Scheduled for 9 a.m. to 3 p.m. daily Monday through Thursday, the institute focuses on ways to use writing to facilitate instruction in multiple content areas. Teachers in all subject areas are invited to attend the institute.
In the mornings, participants share demonstrations of effective teaching activities that involve writing. The afternoons are devoted to sharing and workshopping of ongoing drafts of teachers’ new writing.
The Summer “Mini” Institute is guided by the three tenets of the West Tennessee Writing Project:

  • Students will become better writers in all subjects if writing instruction improves.
  • Writing instruction will improve when teachers practice the art of writing on a regular basis.
  • The best teacher of a teacher is another excellent teacher.
    Registration is open to all K-12 teachers in all content areas. Educators not currently employed as teachers may also participate. There is no cost to participants, but spaces are limited to 12 teachers.
    Registration is available through the UT Martin Office of University Outreach and may be accessed at www.utm.edu/summerinstitute2024.
    “After working quietly behind the scenes in support of young writers for the past few years, I am glad that we can offer the program that was traditionally the heart of the writing project: the summer institute for teachers,” said West Tennessee Writing Project Director Dr. David Carithers. “Thanks to funding generated through our partnership with the Scholastic Alliance for Young Artists and Writers, we can offer this shortened version of the old four-week institute free of charge to teachers.”
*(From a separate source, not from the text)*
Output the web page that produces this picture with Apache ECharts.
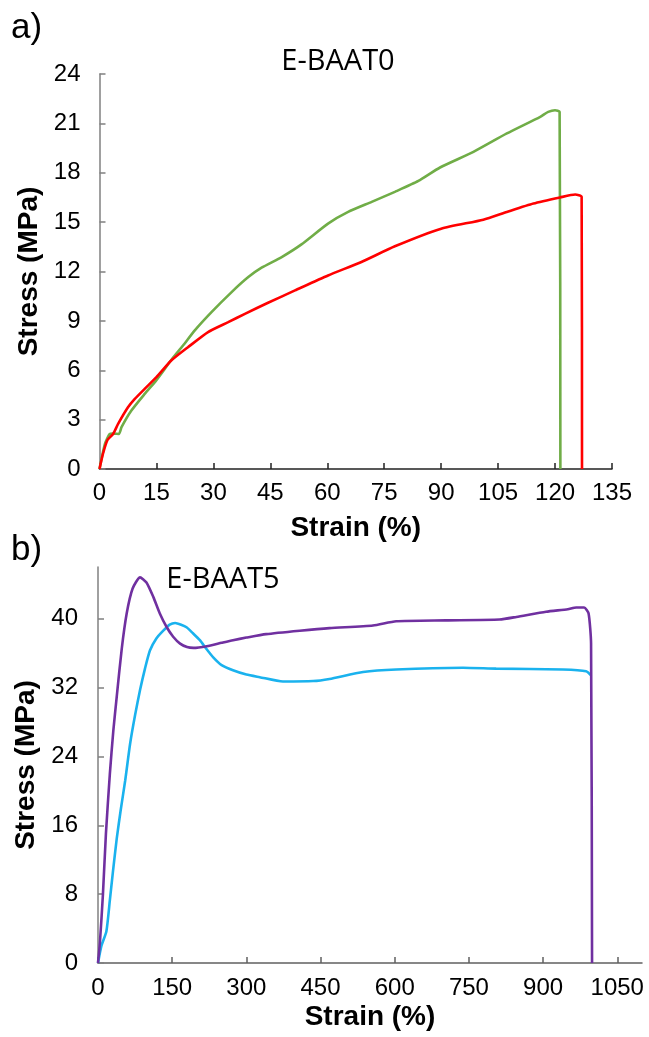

    The West Tennessee Writing Project is an affiliate site of the National Writing Project, which has sites in most of the 50 states and many U.S. territories. The National Writing Project started in 1974 when the first summer institute in California brought together a group of teachers who wanted to help their students become better writers in all subjects.
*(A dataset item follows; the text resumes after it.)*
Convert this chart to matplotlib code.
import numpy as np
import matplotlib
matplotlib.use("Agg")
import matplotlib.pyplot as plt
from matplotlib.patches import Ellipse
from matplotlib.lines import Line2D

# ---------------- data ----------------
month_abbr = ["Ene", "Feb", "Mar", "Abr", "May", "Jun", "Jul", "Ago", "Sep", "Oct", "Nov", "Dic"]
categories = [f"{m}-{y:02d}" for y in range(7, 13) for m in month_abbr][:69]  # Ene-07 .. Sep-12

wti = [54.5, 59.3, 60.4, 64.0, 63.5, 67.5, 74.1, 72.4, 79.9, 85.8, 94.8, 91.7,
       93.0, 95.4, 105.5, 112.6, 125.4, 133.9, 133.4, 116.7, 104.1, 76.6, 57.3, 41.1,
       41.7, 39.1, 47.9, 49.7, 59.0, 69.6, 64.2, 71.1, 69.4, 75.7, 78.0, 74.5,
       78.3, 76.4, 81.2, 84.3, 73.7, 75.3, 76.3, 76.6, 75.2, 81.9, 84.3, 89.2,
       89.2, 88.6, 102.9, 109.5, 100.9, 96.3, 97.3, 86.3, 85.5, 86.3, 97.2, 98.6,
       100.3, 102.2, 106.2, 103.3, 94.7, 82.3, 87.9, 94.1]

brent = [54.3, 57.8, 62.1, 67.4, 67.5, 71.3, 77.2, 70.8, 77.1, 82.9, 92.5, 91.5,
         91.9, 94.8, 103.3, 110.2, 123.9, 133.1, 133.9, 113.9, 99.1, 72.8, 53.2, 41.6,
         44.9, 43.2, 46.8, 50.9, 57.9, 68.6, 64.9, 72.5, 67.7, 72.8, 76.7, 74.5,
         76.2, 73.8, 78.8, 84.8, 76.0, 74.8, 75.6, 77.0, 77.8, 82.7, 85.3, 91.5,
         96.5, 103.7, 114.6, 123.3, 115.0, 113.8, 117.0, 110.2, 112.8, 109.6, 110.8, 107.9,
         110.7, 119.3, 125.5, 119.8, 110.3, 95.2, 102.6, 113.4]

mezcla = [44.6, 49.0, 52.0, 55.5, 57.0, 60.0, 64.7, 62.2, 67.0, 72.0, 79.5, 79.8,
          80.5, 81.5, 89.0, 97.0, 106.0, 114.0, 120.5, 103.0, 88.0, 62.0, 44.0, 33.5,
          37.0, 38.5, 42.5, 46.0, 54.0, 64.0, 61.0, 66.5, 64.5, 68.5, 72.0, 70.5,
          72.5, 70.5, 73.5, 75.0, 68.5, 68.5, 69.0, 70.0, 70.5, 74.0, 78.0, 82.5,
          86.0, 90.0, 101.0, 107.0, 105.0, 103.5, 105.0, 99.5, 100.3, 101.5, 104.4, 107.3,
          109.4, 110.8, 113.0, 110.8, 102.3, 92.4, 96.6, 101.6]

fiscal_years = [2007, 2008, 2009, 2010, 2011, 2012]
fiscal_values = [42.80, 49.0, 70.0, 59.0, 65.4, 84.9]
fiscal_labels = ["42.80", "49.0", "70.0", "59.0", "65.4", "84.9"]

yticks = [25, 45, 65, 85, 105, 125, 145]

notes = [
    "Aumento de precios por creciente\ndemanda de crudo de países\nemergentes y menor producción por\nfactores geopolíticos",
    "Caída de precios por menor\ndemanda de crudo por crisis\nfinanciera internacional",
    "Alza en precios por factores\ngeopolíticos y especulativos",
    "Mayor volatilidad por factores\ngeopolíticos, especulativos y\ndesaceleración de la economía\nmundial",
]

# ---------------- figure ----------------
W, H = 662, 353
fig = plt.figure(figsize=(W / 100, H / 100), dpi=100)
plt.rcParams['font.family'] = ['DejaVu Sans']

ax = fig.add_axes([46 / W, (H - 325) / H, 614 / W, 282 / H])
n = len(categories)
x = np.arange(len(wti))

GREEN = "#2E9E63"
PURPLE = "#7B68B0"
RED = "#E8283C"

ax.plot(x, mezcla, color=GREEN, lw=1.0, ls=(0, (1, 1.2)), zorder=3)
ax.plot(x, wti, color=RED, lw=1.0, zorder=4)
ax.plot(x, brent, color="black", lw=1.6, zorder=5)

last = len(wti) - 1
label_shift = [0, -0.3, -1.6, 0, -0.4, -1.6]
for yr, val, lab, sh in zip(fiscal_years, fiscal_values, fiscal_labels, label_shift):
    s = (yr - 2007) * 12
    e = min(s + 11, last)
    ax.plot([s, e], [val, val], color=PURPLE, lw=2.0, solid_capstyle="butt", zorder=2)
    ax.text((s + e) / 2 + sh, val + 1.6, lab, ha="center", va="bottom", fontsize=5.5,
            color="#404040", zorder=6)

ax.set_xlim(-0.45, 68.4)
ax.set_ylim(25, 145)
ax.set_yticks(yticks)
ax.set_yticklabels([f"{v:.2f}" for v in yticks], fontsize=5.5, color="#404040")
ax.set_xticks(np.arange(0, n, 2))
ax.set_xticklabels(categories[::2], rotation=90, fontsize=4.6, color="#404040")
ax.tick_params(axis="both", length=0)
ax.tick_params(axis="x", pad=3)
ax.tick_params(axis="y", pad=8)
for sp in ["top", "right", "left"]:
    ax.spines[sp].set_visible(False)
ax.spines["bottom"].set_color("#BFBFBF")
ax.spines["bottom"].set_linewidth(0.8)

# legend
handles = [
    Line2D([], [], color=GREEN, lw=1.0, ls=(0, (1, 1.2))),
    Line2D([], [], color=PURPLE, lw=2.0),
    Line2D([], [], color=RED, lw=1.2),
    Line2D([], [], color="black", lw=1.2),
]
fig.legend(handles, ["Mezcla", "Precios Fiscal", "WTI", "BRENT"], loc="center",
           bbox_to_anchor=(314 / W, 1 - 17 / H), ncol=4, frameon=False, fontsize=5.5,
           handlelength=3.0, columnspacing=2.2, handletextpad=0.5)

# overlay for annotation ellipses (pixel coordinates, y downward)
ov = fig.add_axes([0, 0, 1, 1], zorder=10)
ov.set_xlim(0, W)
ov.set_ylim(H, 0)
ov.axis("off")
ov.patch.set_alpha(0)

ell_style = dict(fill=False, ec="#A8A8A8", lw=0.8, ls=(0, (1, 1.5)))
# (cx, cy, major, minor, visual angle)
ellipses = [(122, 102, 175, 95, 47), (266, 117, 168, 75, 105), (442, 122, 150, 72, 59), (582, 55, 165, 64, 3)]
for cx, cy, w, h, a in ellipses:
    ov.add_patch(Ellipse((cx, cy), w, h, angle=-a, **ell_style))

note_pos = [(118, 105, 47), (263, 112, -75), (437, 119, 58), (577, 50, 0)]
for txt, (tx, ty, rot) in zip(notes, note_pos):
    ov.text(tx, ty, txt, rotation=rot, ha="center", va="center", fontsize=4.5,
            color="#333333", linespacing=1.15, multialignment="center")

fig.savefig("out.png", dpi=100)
    The West Tennessee Writing Project was formed in 1992 at the University of Tennessee at Martin under the direction of the late Dr. Margrethe Ahlschwede. Since then, more than 300 teachers have participated in the summer institutes.
    Carithers became the West Tennessee Writing Project director in 2007. The West Tennessee Writing Project is housed in the Department of English and Modern Foreign Languages.